Published online by Cambridge University Press: 28 March 2008
SYRIA IN THE SIXTEENTH CENTURY B.C.
The march of Murshilish I and his Hittite army down the Euphrates, and pillage and destruction of Babylon, in the early years of the sixteenth century, marked the end of an epoch, and ushered in an era of great political change. Governments were overthrown and dynasties ended, and in the confusion which ensued, new peoples moved into the area which at one time used to be known as the Fertile Crescent. During the seventeenth century, a time when archaeology shows a decline in civilization and almost no written evidence has survived, the ethnic map of the Ancient Near East was redrawn, new city states were founded, and old ones declined and were abandoned, or grew prosperous and increased their territory. Though the changes appear sudden, they must have happened gradually, and had begun much earlier.
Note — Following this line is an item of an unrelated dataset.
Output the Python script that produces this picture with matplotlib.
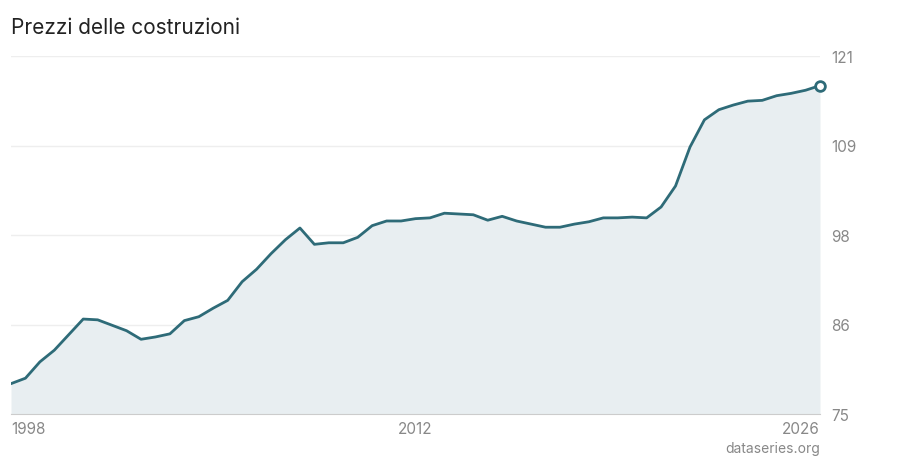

Chief and most vigorous of the newcomers were the Hurrians, whose appearances in the Near East as early as the third millennium have already been mentioned.
From their homeland in the southern Caucasus and the mountains of Armenia these vigorous warriors had spread gradually south and west during the course of the third millennium and the first centuries of the second; they are found as the ruling class at Urkish in the time of the Akkadian kings, and this hilly region somewhere south of Diyarbakr remained a stronghold of Hurrian civilization throughout their history. In the mythological text known as the Song of Ullikummi, Urkish is named as the seat of Kumarbi, one of the great deities of the Hurrian pantheon.